### Directions:
Extract each line of the material that follows exactly and omit its pictures.

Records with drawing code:
####

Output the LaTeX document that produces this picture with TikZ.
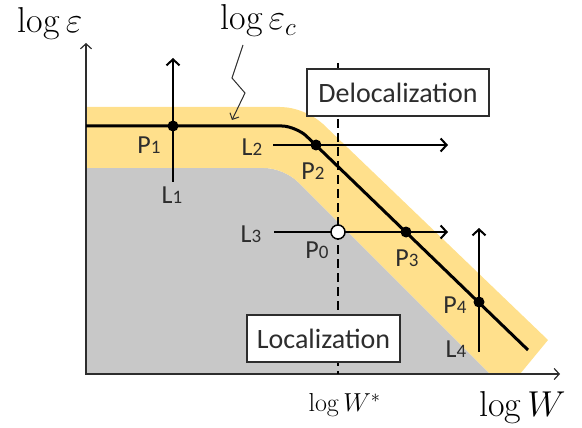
\RequirePackage{fix-cm}
\documentclass[tikz,border=0pt]{standalone}
\usepackage{fontspec}
\setsansfont{Carlito}
\usetikzlibrary{arrows.meta,positioning,calc}
\definecolor{band}{RGB}{255,224,140}
\definecolor{locgray}{RGB}{200,200,200}
\definecolor{ink}{RGB}{45,45,45}
\newcommand{\idx}[2]{#1{\fontsize{19}{19}\selectfont #2}}

\begin{document}
\begin{tikzpicture}[x=1pt, y=-1pt, font=\sffamily\fontsize{26}{26}\selectfont,
  lab/.style={inner sep=0pt, text=ink},
  mlab/.style={inner sep=0pt, font=\fontsize{#1}{#1}\selectfont},
  probe/.style={line width=2pt, -{Straight Barb[length=6pt,width=13pt,line width=2pt]}},
  dot/.style={circle, fill=black, inner sep=0pt, minimum size=11pt},
  region/.style={draw=ink, line width=1.2pt, fill=white, inner sep=0pt, minimum height=47pt,
    font=\sffamily\fontsize{28}{28}\selectfont, text=ink}]
\useasboundingbox (0,0) rectangle (582,428);
% localized part and critical band
\fill[locgray] (86,374) -- (86,168) -- (264,168) .. controls (276,168) and (290,174) .. (298,182) -- (490,374) -- cycle;
\fill[band] (86,107) -- (280,107) .. controls (295,107) and (312,114) .. (323,124) -- (548,340) -- (520,374) -- (490,374)
  -- (298,182) .. controls (290,174) and (276,168) .. (264,168) -- (86,168) -- cycle;
% axes
\coordinate (ytop) at (86,43);
\coordinate (orig) at (86,374);
\coordinate (xend) at (560,374);
\draw[ink, line width=1.2pt, {Straight Barb[length=5pt,width=11pt]}-{Straight Barb[length=5pt,width=11pt]}] (ytop) -- (orig) -- (xend);
% mobility edge
\draw[black, line width=3pt] (86,126) -- (282,126) .. controls (290,126) and (301.8,131.6) .. (306,135.7) -- (528,350);
\draw[black, line width=2pt, dash pattern=on 9pt off 5pt] (338,63) -- (338,374);
\node[region, minimum width=182pt] (deloc) at (398,92.5) {Delocalization};
\node[region, minimum width=153pt] (loc) at (323.5,338.5) {Localization};
% pointer to log eps_c
\coordinate (z1) at (243,45);
\coordinate (z2) at (232,78);
\coordinate (z3) at (245,93);
\coordinate (z4) at (232,120);
\draw[ink, line width=1pt, -{Straight Barb[length=5pt,width=10pt]}] (z1) -- (z2) -- (z3) -- (z4);
% paths L1--L4
\coordinate (P1) at (173,126);
\coordinate (P2) at (316,145);
\coordinate (P3) at (406,232);
\coordinate (P4) at (479,302);
\coordinate (P0) at (338,232);
\coordinate (L1a) at (173,182); \coordinate (L1b) at (173,58);
\coordinate (L2a) at (273,145); \coordinate (L2b) at (448,145);
\coordinate (L3a) at (274,232); \coordinate (L3b) at (448,232);
\coordinate (L4a) at (479,352); \coordinate (L4b) at (479,228);
\foreach \s in {1,2,3,4} \draw[probe] (L\s a) -- (L\s b);
\foreach \p in {1,2,3,4} \node[dot] at (P\p) {};
\node[circle, draw=black, line width=1.5pt, fill=white, inner sep=0pt, minimum size=14pt] (p0dot) at (P0) {};
% labels
\node[lab] (p1lab) at (149,145) {\idx{P}{1}};
\node[lab] (p2lab) at (313,171) {\idx{P}{2}};
\node[lab] (p3lab) at (407,258) {\idx{P}{3}};
\node[lab] (p4lab) at (455,305) {\idx{P}{4}};
\node[lab] (p0lab) at (317,250) {\idx{P}{0}};
\node[lab] (l1lab) at (172,195) {\idx{L}{1}};
\node[lab] (l2lab) at (252,147) {\idx{L}{2}};
\node[lab] (l3lab) at (251,234) {\idx{L}{3}};
\node[lab] (l4lab) at (456,349) {\idx{L}{4}};
\node[mlab=36] (yname) at (50,24) {$\log\varepsilon$};
\node[mlab=36] (ecname) at (258.5,21) {$\log\varepsilon_c$};
\node[mlab=26] (wstar) at (344.5,405.5) {$\log W^{*}$};
\node[mlab=36] (xname) at (522.5,407.5) {$\log W$};
\end{tikzpicture}
\end{document}
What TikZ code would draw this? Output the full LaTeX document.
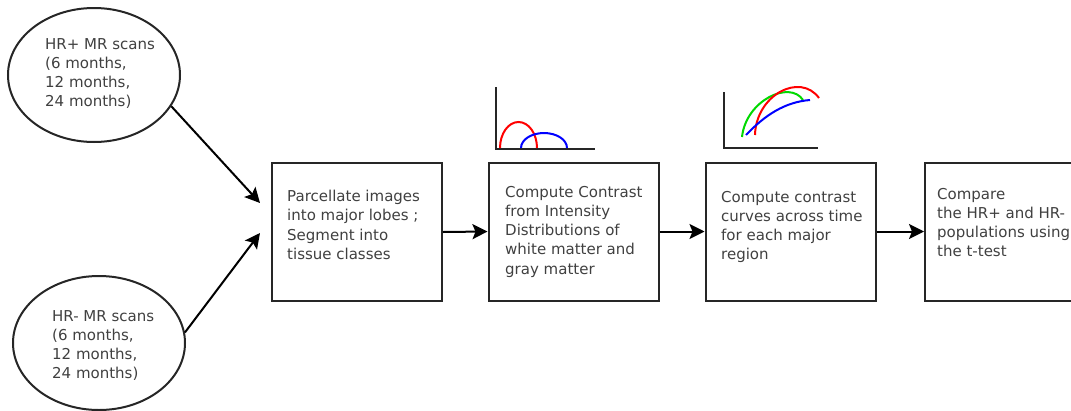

####

### Output of the task:
Output the LaTeX document that produces this picture with TikZ.
\RequirePackage{fix-cm}
\documentclass[tikz,border=0pt]{standalone}
\usepackage{fontspec}
\setsansfont{Carlito}
\usetikzlibrary{arrows.meta,positioning,calc}
\definecolor{band}{RGB}{255,224,140}
\definecolor{locgray}{RGB}{200,200,200}
\definecolor{ink}{RGB}{45,45,45}
\newcommand{\idx}[2]{#1{\fontsize{19}{19}\selectfont #2}}

\begin{document}
\begin{tikzpicture}[x=1pt, y=-1pt, font=\sffamily\fontsize{26}{26}\selectfont,
  lab/.style={inner sep=0pt, text=ink},
  mlab/.style={inner sep=0pt, font=\fontsize{#1}{#1}\selectfont},
  probe/.style={line width=2pt, -{Straight Barb[length=6pt,width=13pt,line width=2pt]}},
  dot/.style={circle, fill=black, inner sep=0pt, minimum size=11pt},
  region/.style={draw=ink, line width=1.2pt, fill=white, inner sep=0pt, minimum height=47pt,
    font=\sffamily\fontsize{28}{28}\selectfont, text=ink}]
\useasboundingbox (0,0) rectangle (582,428);
% localized part and critical band
\fill[locgray] (86,374) -- (86,168) -- (264,168) .. controls (276,168) and (290,174) .. (298,182) -- (490,374) -- cycle;
\fill[band] (86,107) -- (280,107) .. controls (295,107) and (312,114) .. (323,124) -- (548,340) -- (520,374) -- (490,374)
  -- (298,182) .. controls (290,174) and (276,168) .. (264,168) -- (86,168) -- cycle;
% axes
\coordinate (ytop) at (86,43);
\coordinate (orig) at (86,374);
\coordinate (xend) at (560,374);
\draw[ink, line width=1.2pt, {Straight Barb[length=5pt,width=11pt]}-{Straight Barb[length=5pt,width=11pt]}] (ytop) -- (orig) -- (xend);
% mobility edge
\draw[black, line width=3pt] (86,126) -- (282,126) .. controls (290,126) and (301.8,131.6) .. (306,135.7) -- (528,350);
\draw[black, line width=2pt, dash pattern=on 9pt off 5pt] (338,63) -- (338,374);
\node[region, minimum width=182pt] (deloc) at (398,92.5) {Delocalization};
\node[region, minimum width=153pt] (loc) at (323.5,338.5) {Localization};
% pointer to log eps_c
\coordinate (z1) at (243,45);
\coordinate (z2) at (232,78);
\coordinate (z3) at (245,93);
\coordinate (z4) at (232,120);
\draw[ink, line width=1pt, -{Straight Barb[length=5pt,width=10pt]}] (z1) -- (z2) -- (z3) -- (z4);
% paths L1--L4
\coordinate (P1) at (173,126);
\coordinate (P2) at (316,145);
\coordinate (P3) at (406,232);
\coordinate (P4) at (479,302);
\coordinate (P0) at (338,232);
\coordinate (L1a) at (173,182); \coordinate (L1b) at (173,58);
\coordinate (L2a) at (273,145); \coordinate (L2b) at (448,145);
\coordinate (L3a) at (274,232); \coordinate (L3b) at (448,232);
\coordinate (L4a) at (479,352); \coordinate (L4b) at (479,228);
\foreach \s in {1,2,3,4} \draw[probe] (L\s a) -- (L\s b);
\foreach \p in {1,2,3,4} \node[dot] at (P\p) {};
\node[circle, draw=black, line width=1.5pt, fill=white, inner sep=0pt, minimum size=14pt] (p0dot) at (P0) {};
% labels
\node[lab] (p1lab) at (149,145) {\idx{P}{1}};
\node[lab] (p2lab) at (313,171) {\idx{P}{2}};
\node[lab] (p3lab) at (407,258) {\idx{P}{3}};
\node[lab] (p4lab) at (455,305) {\idx{P}{4}};
\node[lab] (p0lab) at (317,250) {\idx{P}{0}};
\node[lab] (l1lab) at (172,195) {\idx{L}{1}};
\node[lab] (l2lab) at (252,147) {\idx{L}{2}};
\node[lab] (l3lab) at (251,234) {\idx{L}{3}};
\node[lab] (l4lab) at (456,349) {\idx{L}{4}};
\node[mlab=36] (yname) at (50,24) {$\log\varepsilon$};
\node[mlab=36] (ecname) at (258.5,21) {$\log\varepsilon_c$};
\node[mlab=26] (wstar) at (344.5,405.5) {$\log W^{*}$};
\node[mlab=36] (xname) at (522.5,407.5) {$\log W$};
\end{tikzpicture}
\end{document}
What TikZ code would draw this? Output the full LaTeX document.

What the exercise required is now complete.